**TASK STATEMENT:** Take the lines of the data below from the very first through the line containing "plt.rcParams['font.family'] = ['Liberation" and output them exactly, pictures excluded.

**RECORDED INFORMATION:**

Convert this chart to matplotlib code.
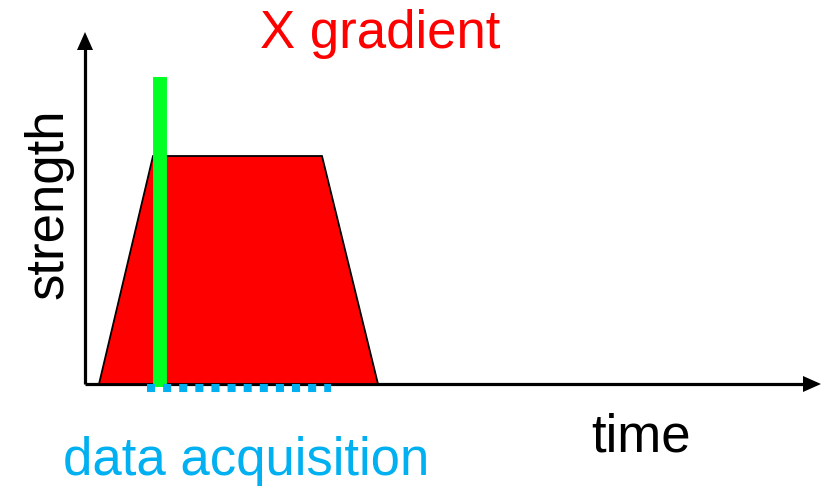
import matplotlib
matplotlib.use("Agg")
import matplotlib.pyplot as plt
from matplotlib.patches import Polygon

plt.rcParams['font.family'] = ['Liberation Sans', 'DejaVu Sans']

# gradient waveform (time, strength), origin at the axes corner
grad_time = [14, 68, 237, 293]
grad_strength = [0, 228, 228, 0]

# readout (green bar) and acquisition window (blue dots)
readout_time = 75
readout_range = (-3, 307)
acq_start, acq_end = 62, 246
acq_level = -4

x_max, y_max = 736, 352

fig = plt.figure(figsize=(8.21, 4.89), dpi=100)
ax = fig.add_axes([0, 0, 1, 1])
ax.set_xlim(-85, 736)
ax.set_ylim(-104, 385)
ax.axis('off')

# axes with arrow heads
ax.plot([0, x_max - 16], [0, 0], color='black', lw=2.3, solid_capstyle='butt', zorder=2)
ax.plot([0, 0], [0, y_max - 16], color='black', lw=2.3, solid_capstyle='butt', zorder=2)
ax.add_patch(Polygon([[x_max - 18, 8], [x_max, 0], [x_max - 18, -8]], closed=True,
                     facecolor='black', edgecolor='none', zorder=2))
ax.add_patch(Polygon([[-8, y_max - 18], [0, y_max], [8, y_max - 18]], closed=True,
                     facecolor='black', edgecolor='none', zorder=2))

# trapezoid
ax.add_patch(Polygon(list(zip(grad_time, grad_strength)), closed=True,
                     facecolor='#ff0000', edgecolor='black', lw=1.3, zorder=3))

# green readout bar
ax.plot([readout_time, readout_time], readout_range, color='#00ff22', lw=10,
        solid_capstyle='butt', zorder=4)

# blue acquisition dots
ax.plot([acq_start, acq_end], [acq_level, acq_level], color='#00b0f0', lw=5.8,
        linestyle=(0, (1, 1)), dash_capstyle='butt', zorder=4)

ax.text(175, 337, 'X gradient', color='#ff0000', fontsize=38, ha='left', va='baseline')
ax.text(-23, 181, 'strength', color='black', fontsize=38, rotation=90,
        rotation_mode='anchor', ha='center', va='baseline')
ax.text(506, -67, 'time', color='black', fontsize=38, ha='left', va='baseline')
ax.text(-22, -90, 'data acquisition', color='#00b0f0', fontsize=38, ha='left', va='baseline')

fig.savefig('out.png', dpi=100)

**SOLVED EXERCISE:**
Convert this chart to matplotlib code.
import matplotlib
matplotlib.use("Agg")
import matplotlib.pyplot as plt
from matplotlib.patches import Polygon

plt.rcParams['font.family'] = ['Liberation Sans', 'DejaVu Sans']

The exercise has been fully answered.